In my own home city of Kilkenny, we have a road project that we want progressed, namely, the completion of the ring road in Kilkenny city. It has been a project I have been campaigning on for more than 20 years. It has been blocked politically for various reasons, when it was more convenient to plough a road through the historic urban core of the city. Now, calls are growing louder as the city expands. Thanks to the funding the Minister put in under Housing for All, the city is expanding and there is a lot more housing on the periphery of the city. To keep the city vibrant and to keep its heart and core alive, the only option is to take those trucks and HGVs out of the older parts of the city. I raise the commitment from Kilkenny County Council that it continues to progress the project, because a lot of the delays have been of its own making, but I would welcome the Minister's commitment to support whatever trajectory that heads on. It is vitally important the Kilkenny city ring road completes that loop around the city.

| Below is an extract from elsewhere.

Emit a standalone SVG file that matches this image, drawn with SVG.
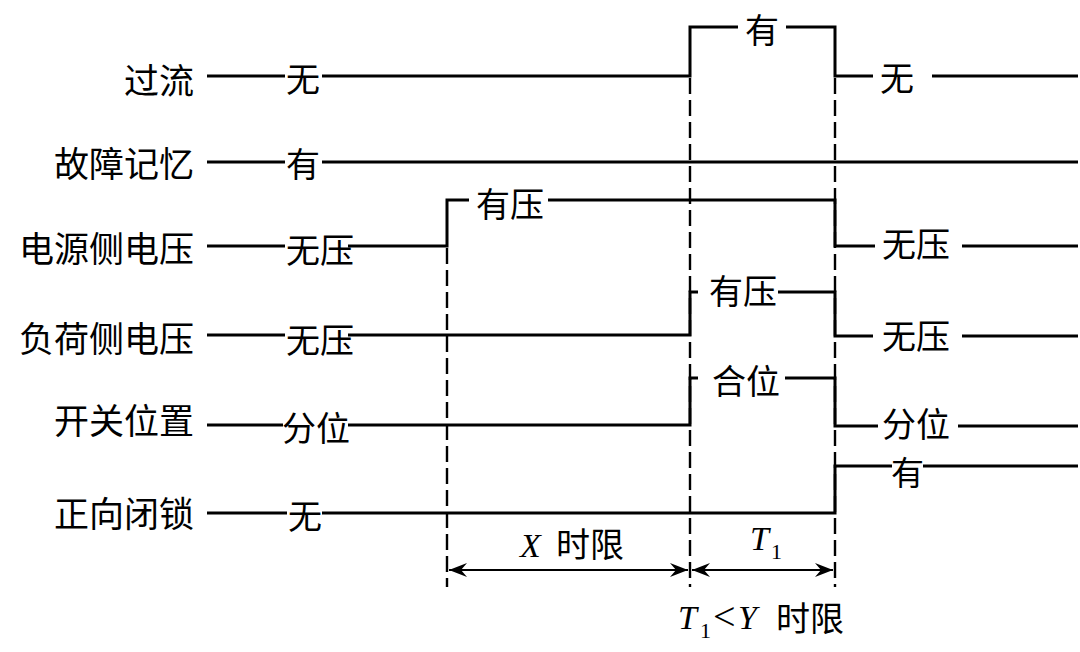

Again, I hope that the spending and the trajectory in public transport, cycling and walking the Minister has talked about continues, because it has led to very positive outcomes in our towns and cities. Perhaps I will bring this to a Minister at a later date, but we need to look at the integration of rural public transport services with the Local Link services in our towns and cities. It is a piece of work I was involved in with Kilkenny Leader Partnership and the Ring a Link demand-responsive transport service we had running very successfully for the past 20 years. There are proposals regarding that which I think could be really innovative and transformative in making the connection between the Local Link services and how they fit in with the roll-out of the broader town bus services.
I wish Darragh all the best and continued success in his new role.